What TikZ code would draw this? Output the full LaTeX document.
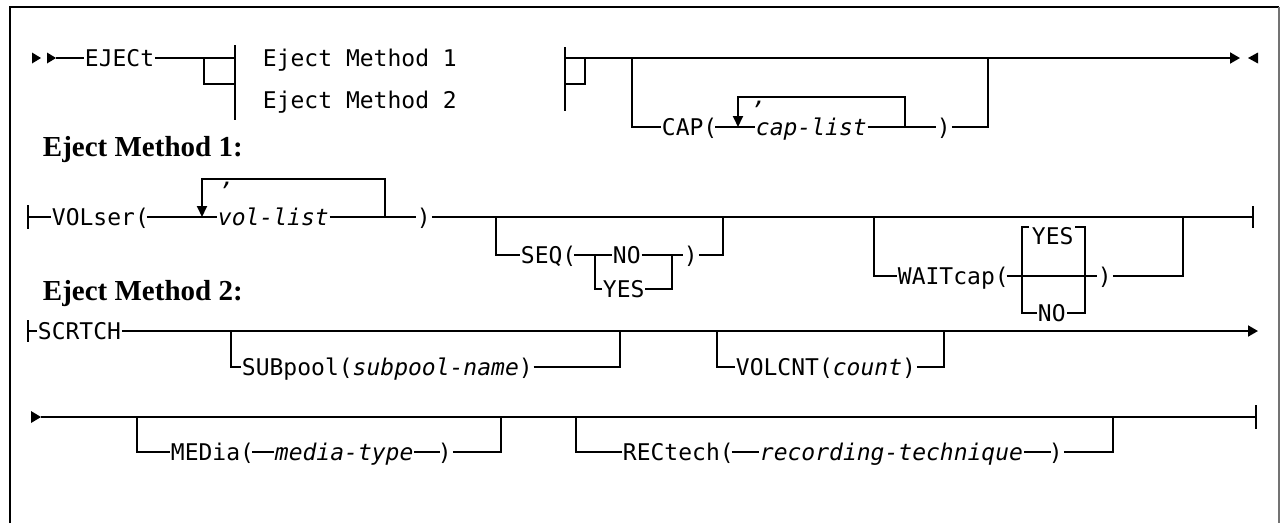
\documentclass[tikz,border=0pt]{standalone}
\usepackage{fontspec}
\setmainfont{Liberation Serif}
\setmonofont{DejaVu Sans Mono}
\usetikzlibrary{arrows.meta}

\begin{document}
\begin{tikzpicture}[x=1pt,y=-1pt,line width=1.9pt,
  kw/.style={font=\ttfamily\fontsize{23}{23}\selectfont,inner sep=0pt,text height=16.8pt,text depth=0pt,anchor=west},
  var/.style={kw,font=\ttfamily\itshape\fontsize{23}{23}\selectfont},
  head/.style={font=\bfseries\fontsize{29}{29}\selectfont,inner sep=0pt,anchor=base west},
  down/.style={arrows={-Triangle[length=11pt,width=10pt]}},
  fwd/.style={arrows={-Triangle[length=10pt,width=11pt]}}]
\useasboundingbox (0,0) rectangle (1280,523);
% frame
\draw (10,523) -- (10,7) -- (1279,7);
\draw[black!55] (1279,7) -- (1279,523);

% EJECT statement
\fill (32,52.5) -- (41,58) -- (32,63.5) -- cycle;
\fill (47,52.5) -- (56,58) -- (47,63.5) -- cycle;
\node[kw] (eject) at (84,58) {EJECt};
\node[kw] (meth1) at (262,58) {Eject Method 1};
\node[kw] (meth2) at (262,100) {Eject Method 2};
\coordinate (ba) at (235,58);
\draw (56,58) -- (eject.west);
\draw (eject.east) -- (ba);
\draw (204,58) |- (235,84);
\draw (235,45) -- (235,120);
\draw (565,47) -- (565,111);
\draw (565,84) -| (585,58);
\coordinate (enda) at (1240,58);
\draw[fwd] (565,58) -- (enda);
\fill (1258,52.5) -- (1248,58) -- (1258,63.5) -- cycle;
% CAP
\node[kw] (capkw) at (661,127) {CAP(};
\node[var] (caplist) at (755,127) {cap-list};
\node[kw] (capcl) at (936,127) {)};
\draw (632,58) |- (capkw.west);
\draw ([xshift=-3pt]capkw.east) -- (caplist.west);
\draw (caplist.east) -- (capcl.west);
\draw (capcl.east) -| (988,58);
\draw[down] (905,127) |- (738,97) -- (738,127);
\node[var,anchor=base] (capsep) at (760,104) {,};

% method 1
\node[head] (h1) at (42,156) {Eject Method 1:};
\draw (28,205) -- (28,229);
\node[kw] (volser) at (51,217) {VOLser(};
\node[var] (vollist) at (217,217) {vol-list};
\node[kw] (volcl) at (416,217) {)};
\draw (28,217) -- (volser.west);
\draw ([xshift=-3pt]volser.east) -- (vollist.west);
\draw (vollist.east) -- (volcl.west);
\draw (volcl.east) -- (1253,217);
\draw (1253,206) -- (1253,228);
\draw[down] (385,217) |- (202,179) -- (202,217);
\node[var,anchor=base] (volsep) at (228,185) {,};
% SEQ
\node[kw] (seqkw) at (520,255) {SEQ(};
\node[kw] (seqno) at (612,255) {NO};
\node[kw] (seqyes) at (602,289) {YES};
\node[kw] (seqcl) at (683,255) {)};
\draw (496,217) |- (seqkw.west);
\draw ([xshift=-3pt]seqkw.east) -- (seqno.west);
\draw (595,255) |- (seqyes.west);
\draw (seqyes.east) -| (672,255);
\draw (seqno.east) -- (seqcl.west);
\draw (seqcl.east) -| (723,217);
% WAITcap
\node[kw] (waitkw) at (897,276) {WAITcap(};
\node[kw,anchor=north west] (waityes) at (1031,227) {YES};
\node[kw] (waitno) at (1037,313) {NO};
\node[kw] (waitcl) at (1097,276) {)};
\draw (874,217) |- (waitkw.west);
\draw ([xshift=-3pt]waitkw.east) -- (waitcl.west);
\draw (1029,227) -- (1022,227) -- (1022,313) -- (waitno.west);
\draw (1075,227) -- (1085,227) -- (1085,313) -- (waitno.east);
\draw (waitcl.east) -| (1183,217);

% method 2
\node[head] (h2) at (42,300) {Eject Method 2:};
\draw (28,320) -- (28,342);
\node[kw] (scrtch) at (37,331) {SCRTCH};
\draw (28,331) -- (scrtch.west);
\draw[fwd] (scrtch.east) -- (1258,331);
\node[kw] (subkw) at (241,367) {SUBpool(\textit{subpool-name})};
\draw (231,331) |- (subkw.west);
\draw (subkw.east) -| (620,331);
\node[kw] (volcnt) at (735,367) {VOLCNT(\textit{count})};
\draw (717,331) |- (volcnt.west);
\draw (volcnt.east) -| (944,331);
% second line
\fill (31,411) -- (41,417) -- (31,423) -- cycle;
\draw (41,417) -- (1256,417);
\draw (1256,405) -- (1256,429);
\node[kw] (medkw) at (170,452) {MEDia(};
\node[var] (medvar) at (274,452) {media-type};
\node[kw] (medcl) at (437,452) {)};
\draw (137,417) |- (medkw.west);
\draw ([xshift=-3pt]medkw.east) -- (medvar.west);
\draw (medvar.east) -- ([xshift=3pt]medcl.west);
\draw (medcl.east) -| (501,417);
\node[kw] (reckw) at (622,452) {RECtech(};
\node[var] (recvar) at (759,452) {recording-technique};
\node[kw] (reccl) at (1048,452) {)};
\draw (576,417) |- (reckw.west);
\draw ([xshift=-3pt]reckw.east) -- (recvar.west);
\draw (recvar.east) -- ([xshift=3pt]reccl.west);
\draw (reccl.east) -| (1113,417);
\end{tikzpicture}
\end{document}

* * * * *

* [GOAL]:
Copy out every line of the material above exactly, skipping the pictures.

* [SOLUTION FOR THIS PROBLEM]:
What TikZ code would draw this? Output the full LaTeX document.
\documentclass[tikz,border=0pt]{standalone}
\usepackage{fontspec}
\setmainfont{Liberation Serif}
\setmonofont{DejaVu Sans Mono}
\usetikzlibrary{arrows.meta}

\begin{document}
\begin{tikzpicture}[x=1pt,y=-1pt,line width=1.9pt,
  kw/.style={font=\ttfamily\fontsize{23}{23}\selectfont,inner sep=0pt,text height=16.8pt,text depth=0pt,anchor=west},
  var/.style={kw,font=\ttfamily\itshape\fontsize{23}{23}\selectfont},
  head/.style={font=\bfseries\fontsize{29}{29}\selectfont,inner sep=0pt,anchor=base west},
  down/.style={arrows={-Triangle[length=11pt,width=10pt]}},
  fwd/.style={arrows={-Triangle[length=10pt,width=11pt]}}]
\useasboundingbox (0,0) rectangle (1280,523);
% frame
\draw (10,523) -- (10,7) -- (1279,7);
\draw[black!55] (1279,7) -- (1279,523);

% EJECT statement
\fill (32,52.5) -- (41,58) -- (32,63.5) -- cycle;
\fill (47,52.5) -- (56,58) -- (47,63.5) -- cycle;
\node[kw] (eject) at (84,58) {EJECt};
\node[kw] (meth1) at (262,58) {Eject Method 1};
\node[kw] (meth2) at (262,100) {Eject Method 2};
\coordinate (ba) at (235,58);
\draw (56,58) -- (eject.west);
\draw (eject.east) -- (ba);
\draw (204,58) |- (235,84);
\draw (235,45) -- (235,120);
\draw (565,47) -- (565,111);
\draw (565,84) -| (585,58);
\coordinate (enda) at (1240,58);
\draw[fwd] (565,58) -- (enda);
\fill (1258,52.5) -- (1248,58) -- (1258,63.5) -- cycle;
% CAP
\node[kw] (capkw) at (661,127) {CAP(};
\node[var] (caplist) at (755,127) {cap-list};
\node[kw] (capcl) at (936,127) {)};
\draw (632,58) |- (capkw.west);
\draw ([xshift=-3pt]capkw.east) -- (caplist.west);
\draw (caplist.east) -- (capcl.west);
\draw (capcl.east) -| (988,58);
\draw[down] (905,127) |- (738,97) -- (738,127);
\node[var,anchor=base] (capsep) at (760,104) {,};

% method 1
\node[head] (h1) at (42,156) {Eject Method 1:};
\draw (28,205) -- (28,229);
\node[kw] (volser) at (51,217) {VOLser(};
\node[var] (vollist) at (217,217) {vol-list};
\node[kw] (volcl) at (416,217) {)};
\draw (28,217) -- (volser.west);
\draw ([xshift=-3pt]volser.east) -- (vollist.west);
\draw (vollist.east) -- (volcl.west);
\draw (volcl.east) -- (1253,217);
\draw (1253,206) -- (1253,228);
\draw[down] (385,217) |- (202,179) -- (202,217);
\node[var,anchor=base] (volsep) at (228,185) {,};
% SEQ
\node[kw] (seqkw) at (520,255) {SEQ(};
\node[kw] (seqno) at (612,255) {NO};
\node[kw] (seqyes) at (602,289) {YES};
\node[kw] (seqcl) at (683,255) {)};
\draw (496,217) |- (seqkw.west);
\draw ([xshift=-3pt]seqkw.east) -- (seqno.west);
\draw (595,255) |- (seqyes.west);
\draw (seqyes.east) -| (672,255);
\draw (seqno.east) -- (seqcl.west);
\draw (seqcl.east) -| (723,217);
% WAITcap
\node[kw] (waitkw) at (897,276) {WAITcap(};
\node[kw,anchor=north west] (waityes) at (1031,227) {YES};
\node[kw] (waitno) at (1037,313) {NO};
\node[kw] (waitcl) at (1097,276) {)};
\draw (874,217) |- (waitkw.west);
\draw ([xshift=-3pt]waitkw.east) -- (waitcl.west);
\draw (1029,227) -- (1022,227) -- (1022,313) -- (waitno.west);
\draw (1075,227) -- (1085,227) -- (1085,313) -- (waitno.east);
\draw (waitcl.east) -| (1183,217);

% method 2
\node[head] (h2) at (42,300) {Eject Method 2:};
\draw (28,320) -- (28,342);
\node[kw] (scrtch) at (37,331) {SCRTCH};
\draw (28,331) -- (scrtch.west);
\draw[fwd] (scrtch.east) -- (1258,331);
\node[kw] (subkw) at (241,367) {SUBpool(\textit{subpool-name})};
\draw (231,331) |- (subkw.west);
\draw (subkw.east) -| (620,331);
\node[kw] (volcnt) at (735,367) {VOLCNT(\textit{count})};
\draw (717,331) |- (volcnt.west);
\draw (volcnt.east) -| (944,331);
% second line
\fill (31,411) -- (41,417) -- (31,423) -- cycle;
\draw (41,417) -- (1256,417);
\draw (1256,405) -- (1256,429);
\node[kw] (medkw) at (170,452) {MEDia(};
\node[var] (medvar) at (274,452) {media-type};
\node[kw] (medcl) at (437,452) {)};
\draw (137,417) |- (medkw.west);
\draw ([xshift=-3pt]medkw.east) -- (medvar.west);
\draw (medvar.east) -- ([xshift=3pt]medcl.west);
\draw (medcl.east) -| (501,417);
\node[kw] (reckw) at (622,452) {RECtech(};
\node[var] (recvar) at (759,452) {recording-technique};
\node[kw] (reccl) at (1048,452) {)};
\draw (576,417) |- (reckw.west);
\draw ([xshift=-3pt]reckw.east) -- (recvar.west);
\draw (recvar.east) -- ([xshift=3pt]reccl.west);
\draw (reccl.east) -| (1113,417);
\end{tikzpicture}
\end{document}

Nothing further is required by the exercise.